The reason, on reflection, is obvious: Eliminating the supply of extraordinarily valuable drugs that can be made/grown almost anywhere without modern technology, is nearly impossible. Ironically, we may be lucky that prohibition is such a stretch. Since the demand for most drugs is inelastic with respect to price, the more you restrict supply, the greater the total revenue from sales and the more cash available to fuel the crime syndicates.
Ah, but there is no alternative, policymakers say. Yes, easing restrictions on the sale and production of drugs would dramatically reduce their price, denying the criminals both revenues and incentives to do violence. But an end (or easing) of prohibition is out of the question because more people would abuse drugs.

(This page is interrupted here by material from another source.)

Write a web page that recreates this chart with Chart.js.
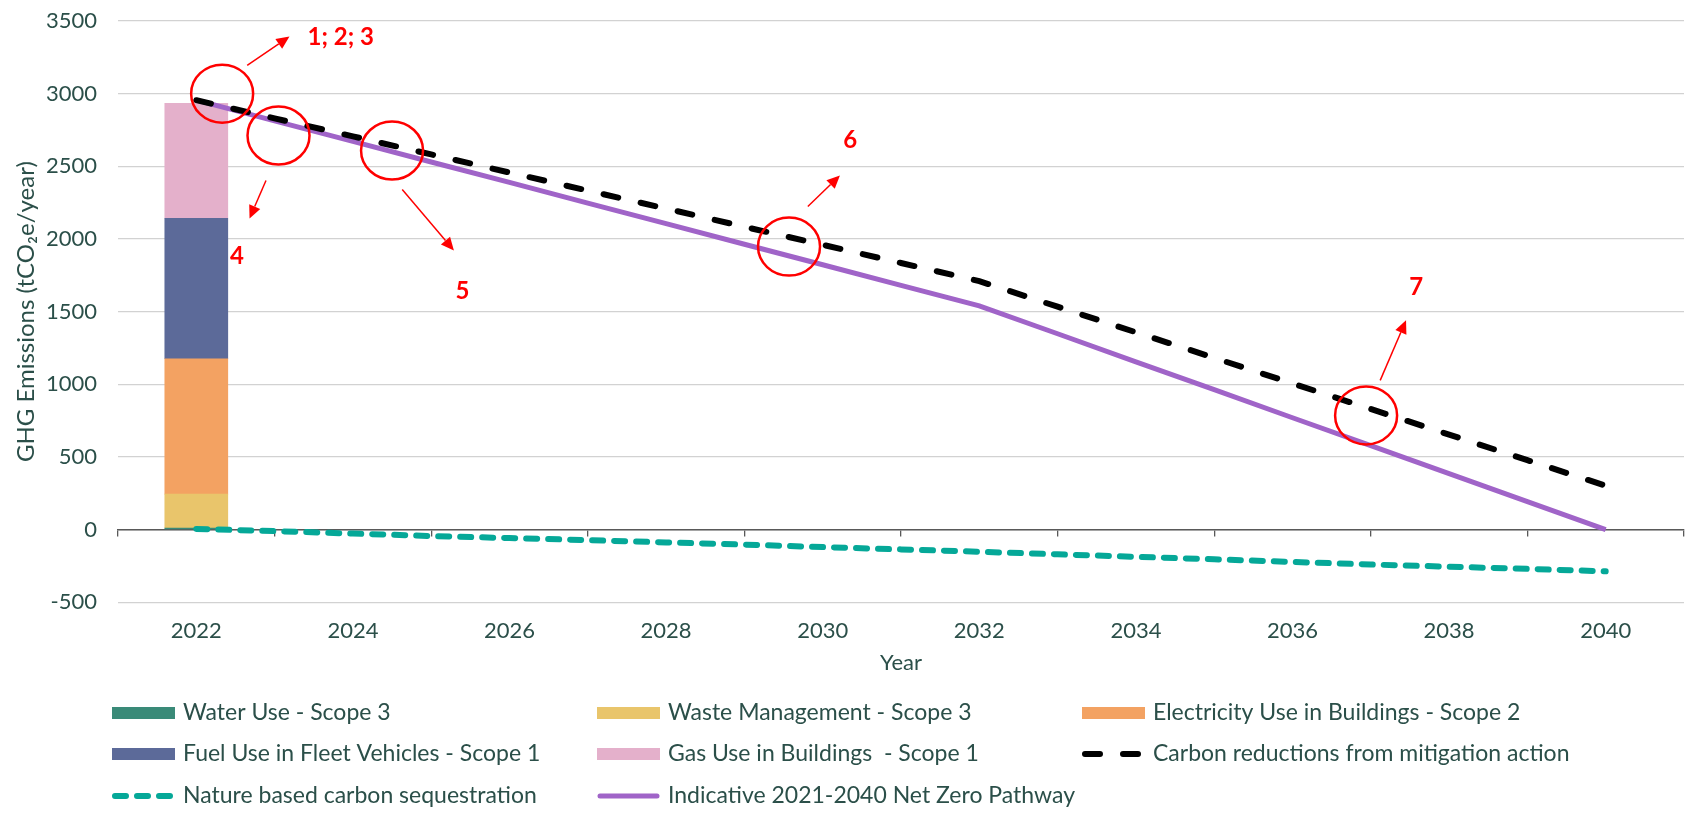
<!DOCTYPE html>
<html>
<head>
<meta charset="utf-8">
<script src="https://cdn.jsdelivr.net/npm/chart.js@4.4.0/dist/chart.umd.min.js"></script>
<style>
  html, body { margin: 0; padding: 0; background: #fff; }
</style>
</head>
<body>
<canvas id="myChart" width="1688" height="814"></canvas>
<script>
var years = [2022, 2023, 2024, 2025, 2026, 2027, 2028, 2029, 2030, 2031, 2032, 2033, 2034, 2035, 2036, 2037, 2038, 2039, 2040];

// 2022 baseline bar (stacked)
var waterUse = [11];
var wasteManagement = [233];
var electricityBuildings = [932];
var fuelFleet = [967];
var gasBuildings = [791];

var mitigation = [2955, 2830, 2706, 2582, 2457, 2333, 2209, 2084, 1960, 1835, 1710, 1534, 1358, 1182, 1006, 830, 654, 478, 302];
var netZeroPath = [2955, 2813, 2672, 2530, 2389, 2247, 2106, 1964, 1823, 1681, 1540, 1348, 1155, 963, 770, 578, 385, 193, 0];
var sequestration = [5, -10, -27, -44, -58, -72, -88, -103, -120, -136, -152, -170, -187, -204, -222, -240, -255, -270, -287];

var yearLabels = [2022, 2024, 2026, 2028, 2030, 2032, 2034, 2036, 2038, 2040];
var tickMarks = [2021, 2023, 2025, 2027, 2029, 2031, 2033, 2035, 2037, 2039, 2041];

// red notes on the picture, in year / tCO2e units
var noteCircles = [[2022.33, 3000], [2023.05, 2712], [2024.5, 2609], [2029.57, 1948], [2036.94, 786]];
var noteArrows = [[2022.65, 3194, 2023.19, 3393], [2022.89, 2402, 2022.68, 2141], [2024.63, 2340, 2025.29, 1921], [2029.81, 2224, 2030.22, 2437], [2037.12, 1027, 2037.45, 1440]];
var noteTexts = [['1; 2; 3', 2023.42, 3385, 'left'], ['4', 2022.52, 1880, 'center'], ['5', 2025.4, 1639, 'center'], ['6', 2030.35, 2677, 'center'], ['7', 2037.58, 1666, 'center']];

var legendOrder = [3, 4, 5, 6, 7, 0, 2, 1];
var legendColX = [112, 597, 1082];
var legendRowY = [713, 754, 796];

var textColor = '#2b4f49';
Chart.defaults.font.family = "Lato, 'Noto Sans', sans-serif";

function pts(vals) {
    return vals.map(function (v, i) { return { x: years[i], y: v }; });
}

// keep axis boxes at fixed sizes so the plot area sits where the original does
function fixX(h) {
    return function (scale) { scale.height = h; scale.paddingLeft = 0; scale.paddingRight = 0; };
}
function fixY(w) {
    return function (scale) { scale.width = w; scale.paddingTop = 0; scale.paddingBottom = 0; };
}

var redNotes = {
    id: 'redNotes',
    afterDatasetsDraw: function (chart) {
        var c = chart.ctx, xs = chart.scales.x, ys = chart.scales.y;
        c.save();
        c.strokeStyle = '#ff0000';
        c.fillStyle = '#ff0000';
        c.lineWidth = 2.5;
        noteCircles.forEach(function (p) {
            c.beginPath();
            c.ellipse(xs.getPixelForValue(p[0]), ys.getPixelForValue(p[1]), 31, 29, 0, 0, Math.PI * 2);
            c.stroke();
        });
        c.lineWidth = 1.5;
        noteArrows.forEach(function (a) {
            var x1 = xs.getPixelForValue(a[0]), y1 = ys.getPixelForValue(a[1]);
            var x2 = xs.getPixelForValue(a[2]), y2 = ys.getPixelForValue(a[3]);
            var ang = Math.atan2(y2 - y1, x2 - x1);
            var bx = x2 - 13 * Math.cos(ang), by = y2 - 13 * Math.sin(ang);
            c.beginPath(); c.moveTo(x1, y1); c.lineTo(bx, by); c.stroke();
            c.beginPath();
            c.moveTo(x2, y2);
            c.lineTo(bx + 6 * Math.sin(ang), by - 6 * Math.cos(ang));
            c.lineTo(bx - 6 * Math.sin(ang), by + 6 * Math.cos(ang));
            c.closePath(); c.fill();
        });
        c.font = "bold 24px Lato, 'Noto Sans'";
        c.textBaseline = 'middle';
        noteTexts.forEach(function (t) {
            c.textAlign = t[3];
            c.fillText(t[0], xs.getPixelForValue(t[1]), ys.getPixelForValue(t[2]));
        });
        c.restore();
    }
};

var gridLegend = {
    id: 'gridLegend',
    afterDraw: function (chart) {
        var c = chart.ctx;
        var sets = chart.data.datasets;
        legendOrder.forEach(function (idx, i) {
            var ds = sets[idx];
            var x = legendColX[i % 3];
            var y = legendRowY[Math.floor(i / 3)];
            c.save();
            if (ds.type === 'line') {
                c.strokeStyle = ds.borderColor;
                c.lineWidth = ds.borderWidth;
                c.lineCap = 'round';
                c.setLineDash(ds.borderDash || []);
                c.beginPath(); c.moveTo(x + 3, y); c.lineTo(x + 60, y); c.stroke();
                c.setLineDash([]);
            } else {
                c.fillStyle = ds.backgroundColor;
                c.fillRect(x, y - 6, 63, 12);
            }
            c.fillStyle = textColor;
            c.font = "23px Lato, 'Noto Sans'";
            c.textAlign = 'left';
            c.textBaseline = 'middle';
            c.fillText(ds.label, x + 71, y);
            c.restore();
        });
    }
};

var ctx = document.getElementById('myChart').getContext('2d');
var chart = new Chart(ctx, {
    type: 'bar',
    data: {
        datasets: [
            { type: 'line', label: 'Carbon reductions from mitigation action', data: pts(mitigation), stack: 'l1',
              borderColor: '#000000', borderWidth: 6, borderDash: [15, 23], borderCapStyle: 'round', pointRadius: 0, fill: false },
            { type: 'line', label: 'Indicative 2021-2040 Net Zero Pathway', data: pts(netZeroPath), stack: 'l2',
              borderColor: '#a064c8', borderWidth: 5, pointRadius: 0, fill: false },
            { type: 'line', label: 'Nature based carbon sequestration', data: pts(sequestration), stack: 'l3',
              borderColor: '#05a898', borderWidth: 6, borderDash: [11, 11], borderCapStyle: 'round', pointRadius: 0, fill: false },
            { type: 'bar', label: 'Water Use - Scope 3', data: [{ x: years[0], y: waterUse[0] }], backgroundColor: '#3a8a78', barThickness: 63 },
            { type: 'bar', label: 'Waste Management - Scope 3', data: [{ x: years[0], y: wasteManagement[0] }], backgroundColor: '#e9c56b', barThickness: 63 },
            { type: 'bar', label: 'Electricity Use in Buildings - Scope 2', data: [{ x: years[0], y: electricityBuildings[0] }], backgroundColor: '#f3a262', barThickness: 63 },
            { type: 'bar', label: 'Fuel Use in Fleet Vehicles - Scope 1', data: [{ x: years[0], y: fuelFleet[0] }], backgroundColor: '#5c6a99', barThickness: 63 },
            { type: 'bar', label: 'Gas Use in Buildings  - Scope 1', data: [{ x: years[0], y: gasBuildings[0] }], backgroundColor: '#e4b0cb', barThickness: 63 }
        ]
    },
    options: {
        responsive: false,
        animation: false,
        layout: { padding: { left: 0, right: 4, top: 21, bottom: 138 } },
        plugins: { legend: { display: false }, tooltip: { enabled: false } },
        scales: {
            x: {
                type: 'linear', min: 2021, max: 2041, stacked: true, offset: false,
                afterBuildTicks: function (axis) { axis.ticks = yearLabels.map(function (v) { return { value: v }; }); },
                afterFit: fixX(73.7),
                ticks: { callback: function (v) { return String(v); }, color: textColor, font: { size: 22 }, padding: 15.5, maxRotation: 0, autoSkip: false },
                grid: { display: false, drawTicks: false, offset: false },
                border: { display: false },
                title: { display: true, text: 'Year', color: textColor, font: { size: 22 }, padding: { top: 0, bottom: 0 } }
            },
            xZero: {
                type: 'linear', min: 2021, max: 2041, offset: false, position: { y: 0 },
                afterBuildTicks: function (axis) { axis.ticks = tickMarks.map(function (v) { return { value: v }; }); },
                afterFit: fixX(0),
                ticks: { display: false },
                grid: { drawOnChartArea: false, drawTicks: true, tickLength: 6, offset: false, color: '#595959', lineWidth: 1.3 },
                border: { color: '#595959', width: 1.5 }
            },
            y: {
                min: -500, max: 3500, stacked: true,
                afterFit: fixY(118),
                ticks: { stepSize: 500, padding: 21, color: textColor, font: { size: 22 }, callback: function (v) { return String(v); } },
                grid: { color: '#d2d2d2', lineWidth: 1.3, drawTicks: false },
                border: { display: false },
                title: { display: true, text: 'GHG Emissions (tCO\u2082e/year)', color: textColor, font: { size: 24 }, padding: { top: 12, bottom: 0 } }
            }
        }
    },
    plugins: [redNotes, gridLegend]
});
</script>
</body>
</html>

The part about abuse is true. But, in the end, the only sane drug policy is a balancing act that goes by the name “harm minimization.” Accepting war-as-usual means keeping hundreds of thousands of young (mostly black and Latino) men in prison at inconceivable expense. It means collateral damage (again, disproportionately to blacks and Latinos) in the form of street violence. And it means ruin for Mexico, Afghanistan and who-knows-where next.
A realistic policy means something between outright legalization and outright prohibition. And finding that middle ground—where teenagers have minimal access and adults have more, where some drugs are not as illegal as others, where enforcement efforts are calibrated according to priorities and the risk of collateral damage, where the lives of the citizens of other countries count as much as our own—would hardly be easy. But there are ideas out there, and not all of them amount to stop worrying and learn to live with drug abuse. Check out, for example, the rather hawkish approaches offered by UCLA’s Mark Kleiman.
But sanity, we are aware, is in short supply these days—especially in Washington. Probably the only reason for hope is the (local, state and federal) budget crunch. The war on drugs may be ineffectual, but it sure is expensive.